COP30: From Commitments to Action
COP30 in Belém marked a clear shift. Ten years after the Paris Agreement, the global focus has moved from ambition to implementation. Not what needs to be done, but how fast we act.
Despite geopolitical tensions and rising climate impacts, COP30 delivered progress where it matters most: adaptation, health, nature and climate finance. Countries committed to tripling adaptation finance by 2035, agreed on global indicators to track resilience, launched the first climate-health action framework, and advanced a roadmap to mobilise large-scale climate finance for developing countries.
Nature and bioeconomy were at the heart of the discussions, with the Amazon hosting COP30. Countries launched the Amazon Resilience Partnership and committed to more transparent reporting on nature-based solutions and nature-positive impacts in their NDCs. While a global deforestation deal was not reached, momentum grew for regenerative farming, Indigenous-led conservation, circular bioeconomy approaches, sustainable biomass, and smarter land-use planning — key levers for reducing emissions and strengthening resilience.
At the same time, COP30 exposed critical gaps: no global fossil fuel phase-out, limited breakthroughs on forest protection, and slow progress on Loss and Damage finance.
G-STIC at COP30: Bridging Technology, Policy and Finance
For G-STIC, COP30 strengthened its mission as a global platform connecting technology, policy and finance. Bilateral meetings highlighted opportunities to scale technology deployment, strengthen capacity-building, and mobilise finance for impact-driven climate solutions.

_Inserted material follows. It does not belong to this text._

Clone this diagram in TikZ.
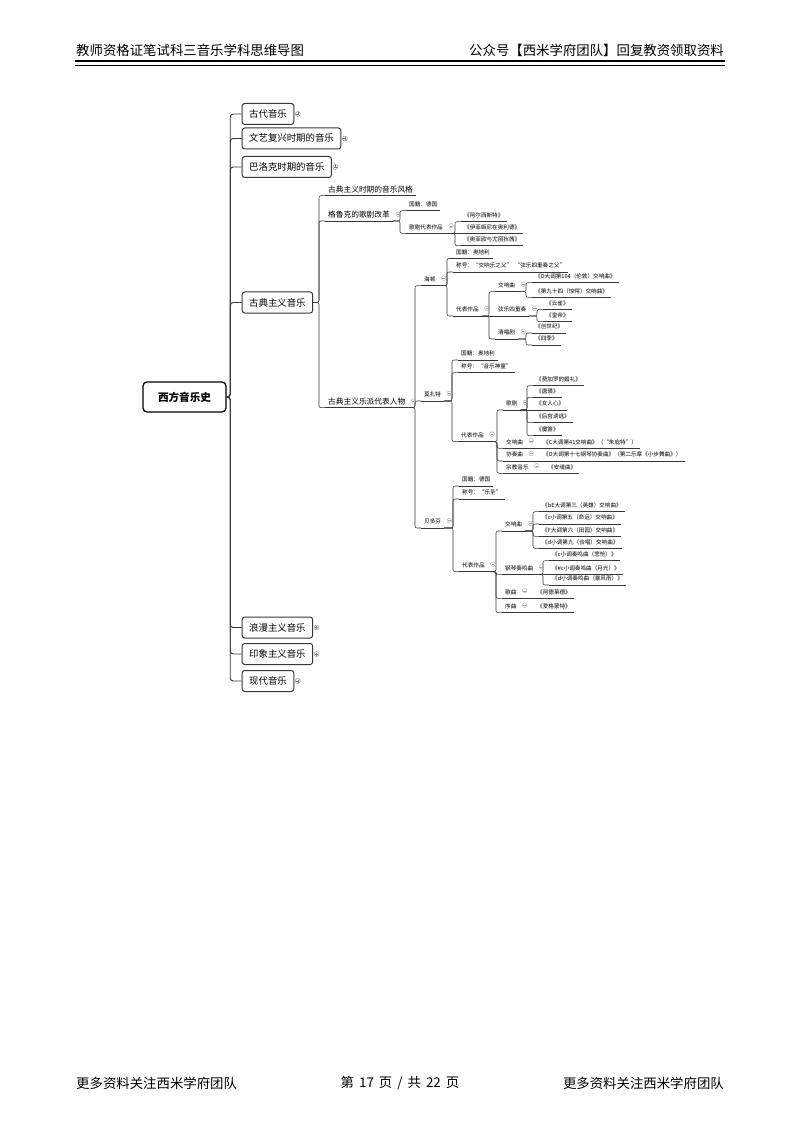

Dietrich Van der Weken, representing G-STIC, had bilateral exchanges with the UNFCCC, CTCN and IDRC highlighted opportunities for G-STIC to contribute more directly to technology deployment and capacity building, while conversations with WIPO GREEN, GGGI, Fiocruz reinforced a shared commitment for collaborative innovation and knowledge partnerships.
Engagements with IKI, the Mitigation Action Facility and the Adaptation Fund underscored clear pathways for mobilising finance toward scalable, impact-driven solutions. Meanwhile, discussions with SDSN, GeSI, the International Science Council and the Belmont Forum reaffirmed the importance of science-based decision-making and multi-stakeholder cooperation.
Strategic Bilateral Engagements
Fiocruz (Fundação Oswaldo Cruz), G-STIC's co-host in Brazil, played a prominent role as a leading scientific and public-health voice linking climate change to human and planetary health. The institution stressed that the climate crisis is, at its core, a health crisis - a key message in its Carta Aberta (Open Letter) for COP30, calling for health to take center stage in climate policy.
Fiocruz organised and participated in multiple sessions, including a roundtable in the COP30 Health Pavilion on building integrated climate-health monitoring systems. It also encouraged Latin American countries to set up Climate and Health Observatories inspired by Brazil’s model.
Researchers and leaders from Fiocruz contibuted to debates on health in the Amazon - from sanitation and territorial health to “One Health” approaches - bringing scientific evidence into broader discussions on territorial and climate justice.
The Guangzhou Institute of Energy Conversion (GIEC), Chinese Academy of Sciences, and G-STIC co-host, participated in COP as a UNFCCC observer. GIEC co-hosted an official side event with the Global Environmental Institute on The Global South Re-framing Climate Multilateralism: Nature, Food Security and Just Transitions. GIEC researchers also took part in roundtable forums hosted by iGDP, Energy Foundation China, State Grid, and others, sharing insights on China's climate actions and low-carbon transition pathways.
TERI, The Energy and Resources Institute and G-STIC co-host in India, played an active role across several high-level forums at COP. With more than a dozen experts speaking in UNFCCC side events, partner dialogues and panel discussions, TERI highlighted India’s innovationsin clean energy, grid-interactive buildings, sustainable cities, digital MRV, and community-based resilience.
TERI also strengthened collaborations with international organisations, advanced climate-finance discussions, and deepened engagement on multilateralism and ethics-driven climate action. Its broad presence underscored TERI’s leadership in science-based, equitable transitions and its role as a key global knowledge partner in accelerating sustainable development.
VITO and G-STIC: Turning Science into Actionable Climate Solutions
For VITO, COP30 directly reinforces its role in climate risk modelling, environmental intelligence, digital twins and health-focused innovation. Governments now need integrated data systems, early warning tools and science-based scenarios to turn policy into action. VITO’s presence was not just symbolic - it demonstrated how a research and innovation organisation can turn science into actionable solutions, connect stakeholders across sectors, and ensure that global ambitions lead to measurable results.
The message from Belém is unmistakable: the next decade is about delivery.
Implementation, adaptation and innovation ecosystems will determine success. This is precisely where G-STIC and the co-hosts make a difference.